Pakistan Tehreek-e-Insaf (PTI) Chairman Imran Khan on Friday reiterated accusations of former Army chief Gen. (retd.) Qamar Javed Bajwa betraying him, while stressing that he is willing to talk with incumbent Chief of Army Staff (COAS) Gen. Asim Munir.
In a meeting with local journalists at his Zaman Park residence in Lahore, he said that no one in the military establishment is currently willing to talk with him. Claiming he felt that the incumbent Army chief was treating him like an enemy, he stressed that he had “no fight” with the establishment and was willing to talk with it for the national interest. “However, if anyone thinks I will kneel before them, that cannot happen,” he said, adding that it was “very important” for the Army to be “strong.”
To a question on his relationship with former Punjab chief minister Chaudhry Parvez Elahi, who recently joined the PTI as its president, Khan claimed the establishment had tried to convince the politician to part ways with him. “Now it is my turn to show loyalty towards him,” he said, claiming he could not “betray” anyone. “The establishment lacks an understanding of politics,” he added.
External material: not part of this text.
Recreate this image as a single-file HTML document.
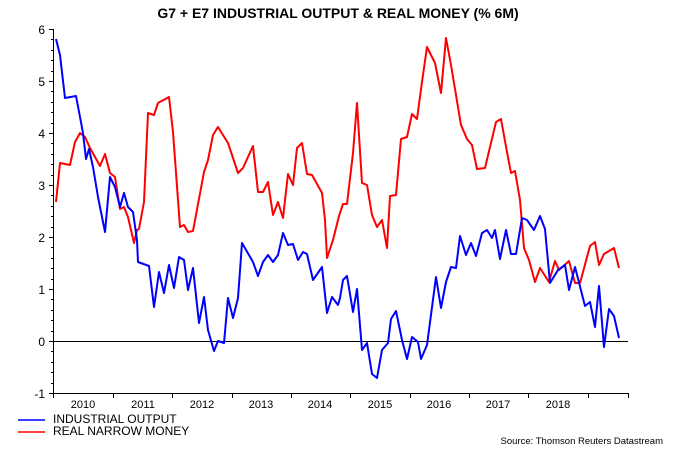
<!DOCTYPE html>
<html><head><meta charset="utf-8"><style>
html,body{margin:0;padding:0;background:#fff;width:675px;height:450px;overflow:hidden}
svg{display:block}
text{font-family:"Liberation Sans",Arial,sans-serif}
</style></head><body>
<svg width="675" height="450" viewBox="0 0 675 450">
<text x="338" y="18" text-anchor="middle" font-size="14" font-weight="bold" fill="#000">G7 + E7 INDUSTRIAL OUTPUT &amp; REAL MONEY (% 6M)</text>
<g stroke="#000" stroke-width="1" fill="none">
<line x1="53.5" y1="29" x2="53.5" y2="394"/>
<line x1="53" y1="393.5" x2="628" y2="393.5"/>
<line x1="53" y1="341.5" x2="628" y2="341.5"/>
<line x1="49" y1="29.5" x2="53" y2="29.5"/><line x1="49" y1="81.5" x2="53" y2="81.5"/><line x1="49" y1="133.5" x2="53" y2="133.5"/><line x1="49" y1="185.5" x2="53" y2="185.5"/><line x1="49" y1="237.5" x2="53" y2="237.5"/><line x1="49" y1="289.5" x2="53" y2="289.5"/><line x1="49" y1="341.5" x2="53" y2="341.5"/><line x1="49" y1="393.5" x2="53" y2="393.5"/>
<g stroke-width="1">
<line x1="51" y1="39.5" x2="53" y2="39.5"/><line x1="51" y1="50.5" x2="53" y2="50.5"/><line x1="51" y1="60.5" x2="53" y2="60.5"/><line x1="51" y1="71.5" x2="53" y2="71.5"/>
<line x1="51" y1="91.5" x2="53" y2="91.5"/><line x1="51" y1="102.5" x2="53" y2="102.5"/><line x1="51" y1="112.5" x2="53" y2="112.5"/><line x1="51" y1="123.5" x2="53" y2="123.5"/>
<line x1="51" y1="143.5" x2="53" y2="143.5"/><line x1="51" y1="154.5" x2="53" y2="154.5"/><line x1="51" y1="164.5" x2="53" y2="164.5"/><line x1="51" y1="175.5" x2="53" y2="175.5"/>
<line x1="51" y1="195.5" x2="53" y2="195.5"/><line x1="51" y1="206.5" x2="53" y2="206.5"/><line x1="51" y1="216.5" x2="53" y2="216.5"/><line x1="51" y1="227.5" x2="53" y2="227.5"/>
<line x1="51" y1="247.5" x2="53" y2="247.5"/><line x1="51" y1="258.5" x2="53" y2="258.5"/><line x1="51" y1="268.5" x2="53" y2="268.5"/><line x1="51" y1="279.5" x2="53" y2="279.5"/>
<line x1="51" y1="299.5" x2="53" y2="299.5"/><line x1="51" y1="310.5" x2="53" y2="310.5"/><line x1="51" y1="320.5" x2="53" y2="320.5"/><line x1="51" y1="331.5" x2="53" y2="331.5"/>
<line x1="51" y1="351.5" x2="53" y2="351.5"/><line x1="51" y1="362.5" x2="53" y2="362.5"/><line x1="51" y1="372.5" x2="53" y2="372.5"/><line x1="51" y1="383.5" x2="53" y2="383.5"/>
</g>
<line x1="53.5" y1="393" x2="53.5" y2="398"/><line x1="113.5" y1="393" x2="113.5" y2="398"/><line x1="172.5" y1="393" x2="172.5" y2="398"/><line x1="232.5" y1="393" x2="232.5" y2="398"/><line x1="291.5" y1="393" x2="291.5" y2="398"/><line x1="350.5" y1="393" x2="350.5" y2="398"/><line x1="410.5" y1="393" x2="410.5" y2="398"/><line x1="469.5" y1="393" x2="469.5" y2="398"/><line x1="528.5" y1="393" x2="528.5" y2="398"/><line x1="588.5" y1="393" x2="588.5" y2="398"/><line x1="628.5" y1="393" x2="628.5" y2="398"/>
</g>
<g font-size="12" fill="#000" text-anchor="end">
<text x="45" y="34">6</text><text x="45" y="86">5</text><text x="45" y="138">4</text><text x="45" y="190">3</text><text x="45" y="242">2</text><text x="45" y="294">1</text><text x="45" y="346">0</text><text x="45" y="398">-1</text>
</g>
<g font-size="11" fill="#000" text-anchor="middle">
<text x="83" y="408">2010</text><text x="143" y="408">2011</text><text x="202" y="408">2012</text><text x="261" y="408">2013</text><text x="320" y="408">2014</text><text x="380" y="408">2015</text><text x="439" y="408">2016</text><text x="498" y="408">2017</text><text x="558" y="408">2018</text>
</g>
<polyline fill="none" stroke="#ff0000" stroke-width="2" stroke-linejoin="round" points="56,202 60,163 70,165 75,142 80,133 85,137 90,148 100,166 105,154 110,173 115,177 120,209 124,207 128,217 134,243 137,230 139,229 144,202 148,113 154,115 158,103 169,97 173,132 180,227 184,225 188,232 193,231 204,172 208,160 213,135 218,127 228,143 233,158 238,173 243,168 248,157 253,146 258,192 263,192 268,182 273,215 278,202 283,218 288,174 293,185 297,148 302,143 307,174 312,175 322,193 325,220 327,258 333,240 339,216 343,204 347,204 353,153 357,103 362,183 367,185 372,215 377,227 382,220 387,248 390,196 396,195 401,139 407,137 412,114 417,119 422,82 427,47 435,63 441,93 446,38 451,65 461,125 467,139 472,145 477,169 485,168 496,122 501,119 507,152 511,173 515,171 520,200 524,248 529,260 535,282 540,268 549,282 555,261 559,270 569,261 575,283 580,283 590,246 595,242 599,265 604,254 614,248 619,268"/>
<polyline fill="none" stroke="#0000ff" stroke-width="2" stroke-linejoin="round" points="56,39 60,55 65,98 76,96 80,117 83,133 86,159 89,149 93,167 98,197 105,232 110,177 115,187 120,207 124,193 128,207 133,212 137,240 138,262 149,266 154,307 159,272 164,293 169,265 174,288 179,257 184,260 188,290 193,268 199,323 204,297 208,330 214,351 218,341 224,343 228,298 233,318 238,298 242,243 253,262 258,276 263,262 268,255 273,262 278,255 283,233 288,245 293,244 298,260 303,252 307,254 313,280 322,267 327,313 332,297 338,305 340,298 343,280 347,276 353,312 357,289 362,350 367,343 372,374 377,378 382,350 388,343 391,319 396,311 402,340 407,359 412,337 418,342 421,359 427,345 436,277 441,308 446,282 451,267 456,268 460,236 466,255 471,243 476,256 482,233 487,230 492,238 495,230 500,259 506,230 511,254 516,254 522,218 527,220 534,230 540,216 545,229 550,283 558,270 565,265 569,290 575,267 585,306 590,302 595,327 599,286 604,347 609,309 614,316 619,338"/>
<line x1="18" y1="420" x2="45" y2="420" stroke="#0000ff" stroke-width="1.5"/>
<line x1="18" y1="432" x2="45" y2="432" stroke="#ff0000" stroke-width="1.5"/>
<g font-size="12" fill="#000">
<text x="53" y="423">INDUSTRIAL OUTPUT</text>
<text x="53" y="435">REAL NARROW MONEY</text>
</g>
<text x="663" y="444" text-anchor="end" font-size="9.5" fill="#000">Source: Thomson Reuters Datastream</text>
</svg>
</body></html>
Addressing the corruption cases against him in various courts, he claimed none of them could be proved against either him or his wife. Despite repeatedly calling for “civilian supremacy,” the PTI chief also said that the Army chief—who has no constitutional role to examine any malfeasance of lawmakers—should look into the issue personally if he doubted his integrity. “I am innocent of any corruption,” he added.
Former Army chief
Referring to former Army chief Bajwa, Khan accused him of “backstabbing” him, saying he should be “court-martialed” for speaking against his Russian tour shortly after he had visited Moscow ahead of the Ukrainian invasion. Even after the PTI government was toppled, he said, he had spoken with Bajwa for the betterment of the country. “Gen. (retd.) Bajwa, however, wanted to crush me,” he alleged.
To a question on alleged threats to his, the PTI chief said he had changed his travel plans for Islamabad—where he was attending court proceedings—because he had been informed of alleged plans to arrest him from the Islamabad airport and detain him in Balochistan. “I am in danger from those who are supposed to protect me,” he claimed, without elaborating. He also claimed that if he were imprisoned, it would secure more votes for his party.
The former prime minister, to another question, claimed he was still in contact with Saudi Crown Prince Mohammad Bin Salman.
Discussing elections in Punjab and Khyber-Pakhtunkhwa, Khan claimed the PTI would secure a victory despite “Pakistan Democratic Movement umpires.” He also maintained that overseas Pakistanis supported his party and would continue to do so. He said if the government wished to “save money,” it should conduct general elections nationwide rather than just in the two provinces.
To a question on who would be the PTI’s candidate for chief minister if it wins the elections in Punjab, he said he could not make any public declaration as “it would lead to a bloodbath.” Maintaining that there were several candidates, he claimed even women elected on reserved seats wanted to be considered as candidates for the post.